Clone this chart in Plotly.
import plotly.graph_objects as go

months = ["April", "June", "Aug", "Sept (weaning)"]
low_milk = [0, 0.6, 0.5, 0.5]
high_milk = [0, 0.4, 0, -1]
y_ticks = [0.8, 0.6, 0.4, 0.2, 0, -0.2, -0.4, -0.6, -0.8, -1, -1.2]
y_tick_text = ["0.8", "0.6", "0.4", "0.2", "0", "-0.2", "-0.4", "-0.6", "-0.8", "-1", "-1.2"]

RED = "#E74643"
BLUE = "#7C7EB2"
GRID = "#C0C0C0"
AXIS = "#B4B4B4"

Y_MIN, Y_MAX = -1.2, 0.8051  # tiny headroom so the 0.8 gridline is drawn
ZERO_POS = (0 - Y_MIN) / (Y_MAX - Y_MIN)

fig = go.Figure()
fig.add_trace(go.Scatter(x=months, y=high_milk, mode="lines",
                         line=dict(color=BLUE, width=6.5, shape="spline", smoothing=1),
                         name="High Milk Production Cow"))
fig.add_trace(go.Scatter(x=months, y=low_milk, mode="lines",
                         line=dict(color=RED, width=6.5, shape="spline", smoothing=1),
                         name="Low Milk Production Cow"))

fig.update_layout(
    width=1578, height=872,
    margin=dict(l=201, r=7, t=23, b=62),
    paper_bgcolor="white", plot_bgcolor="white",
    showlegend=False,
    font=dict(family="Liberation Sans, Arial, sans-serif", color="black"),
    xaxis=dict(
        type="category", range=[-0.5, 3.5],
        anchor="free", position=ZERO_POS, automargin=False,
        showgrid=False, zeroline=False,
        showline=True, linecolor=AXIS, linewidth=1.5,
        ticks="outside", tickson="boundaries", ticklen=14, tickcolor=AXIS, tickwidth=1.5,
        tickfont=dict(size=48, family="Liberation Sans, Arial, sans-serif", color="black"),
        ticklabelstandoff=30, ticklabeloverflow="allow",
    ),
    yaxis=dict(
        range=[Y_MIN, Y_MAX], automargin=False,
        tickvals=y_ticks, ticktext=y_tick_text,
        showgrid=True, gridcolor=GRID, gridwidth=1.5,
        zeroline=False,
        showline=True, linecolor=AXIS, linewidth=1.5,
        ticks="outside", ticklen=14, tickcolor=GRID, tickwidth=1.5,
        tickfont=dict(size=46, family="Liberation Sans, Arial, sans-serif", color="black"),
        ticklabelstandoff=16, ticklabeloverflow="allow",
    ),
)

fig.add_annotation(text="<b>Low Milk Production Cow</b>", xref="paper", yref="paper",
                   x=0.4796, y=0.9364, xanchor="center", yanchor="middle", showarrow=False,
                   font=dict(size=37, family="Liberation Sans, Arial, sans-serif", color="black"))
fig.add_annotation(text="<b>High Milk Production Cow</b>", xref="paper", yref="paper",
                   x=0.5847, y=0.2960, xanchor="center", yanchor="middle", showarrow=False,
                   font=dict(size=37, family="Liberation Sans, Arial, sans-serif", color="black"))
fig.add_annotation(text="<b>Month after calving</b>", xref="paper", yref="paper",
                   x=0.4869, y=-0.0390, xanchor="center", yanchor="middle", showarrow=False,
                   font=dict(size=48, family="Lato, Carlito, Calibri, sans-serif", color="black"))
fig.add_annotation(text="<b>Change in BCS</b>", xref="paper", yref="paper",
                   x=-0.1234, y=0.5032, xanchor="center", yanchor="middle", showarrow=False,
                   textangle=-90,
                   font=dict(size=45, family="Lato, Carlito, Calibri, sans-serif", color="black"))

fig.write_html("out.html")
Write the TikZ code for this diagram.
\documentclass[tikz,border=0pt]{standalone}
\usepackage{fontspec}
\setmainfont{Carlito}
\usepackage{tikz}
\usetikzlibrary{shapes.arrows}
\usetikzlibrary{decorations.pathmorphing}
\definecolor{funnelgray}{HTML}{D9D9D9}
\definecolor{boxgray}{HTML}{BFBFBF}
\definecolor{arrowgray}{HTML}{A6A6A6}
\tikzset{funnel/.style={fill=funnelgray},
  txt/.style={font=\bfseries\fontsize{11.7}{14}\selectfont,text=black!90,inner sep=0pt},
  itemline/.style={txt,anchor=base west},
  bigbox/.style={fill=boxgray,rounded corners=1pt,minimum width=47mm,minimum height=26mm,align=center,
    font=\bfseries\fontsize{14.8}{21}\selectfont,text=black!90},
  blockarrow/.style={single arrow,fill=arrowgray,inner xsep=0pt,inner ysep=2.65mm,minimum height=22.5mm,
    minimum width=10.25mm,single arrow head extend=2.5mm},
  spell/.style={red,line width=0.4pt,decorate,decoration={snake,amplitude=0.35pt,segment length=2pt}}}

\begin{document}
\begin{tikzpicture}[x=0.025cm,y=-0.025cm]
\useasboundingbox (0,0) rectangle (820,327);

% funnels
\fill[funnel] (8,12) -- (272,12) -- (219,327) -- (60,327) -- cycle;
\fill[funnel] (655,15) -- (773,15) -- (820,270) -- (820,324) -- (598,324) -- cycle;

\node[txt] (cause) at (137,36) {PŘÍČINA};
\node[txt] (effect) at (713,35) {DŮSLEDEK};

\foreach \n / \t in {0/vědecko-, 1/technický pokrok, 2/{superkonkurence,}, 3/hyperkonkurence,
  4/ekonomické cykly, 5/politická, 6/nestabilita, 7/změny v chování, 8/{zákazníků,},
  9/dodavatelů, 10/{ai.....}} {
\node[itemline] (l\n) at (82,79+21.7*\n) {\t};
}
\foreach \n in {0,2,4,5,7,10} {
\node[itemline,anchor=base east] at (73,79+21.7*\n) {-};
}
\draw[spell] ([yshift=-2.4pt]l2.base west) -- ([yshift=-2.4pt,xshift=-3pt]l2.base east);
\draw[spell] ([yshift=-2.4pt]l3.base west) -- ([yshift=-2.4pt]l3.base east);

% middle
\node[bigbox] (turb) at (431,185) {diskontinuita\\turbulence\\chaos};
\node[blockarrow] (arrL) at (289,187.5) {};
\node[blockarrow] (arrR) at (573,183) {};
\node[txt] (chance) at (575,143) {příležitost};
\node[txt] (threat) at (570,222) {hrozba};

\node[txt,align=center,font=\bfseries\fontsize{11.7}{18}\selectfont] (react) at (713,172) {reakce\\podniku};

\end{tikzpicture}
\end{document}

# Stated problem:
Write out a verbatim copy of the data, beginning with its first line and ending with the line that contains "import plotly.graph_objects as go".

# Written response:
Clone this chart in Plotly.
import plotly.graph_objects as go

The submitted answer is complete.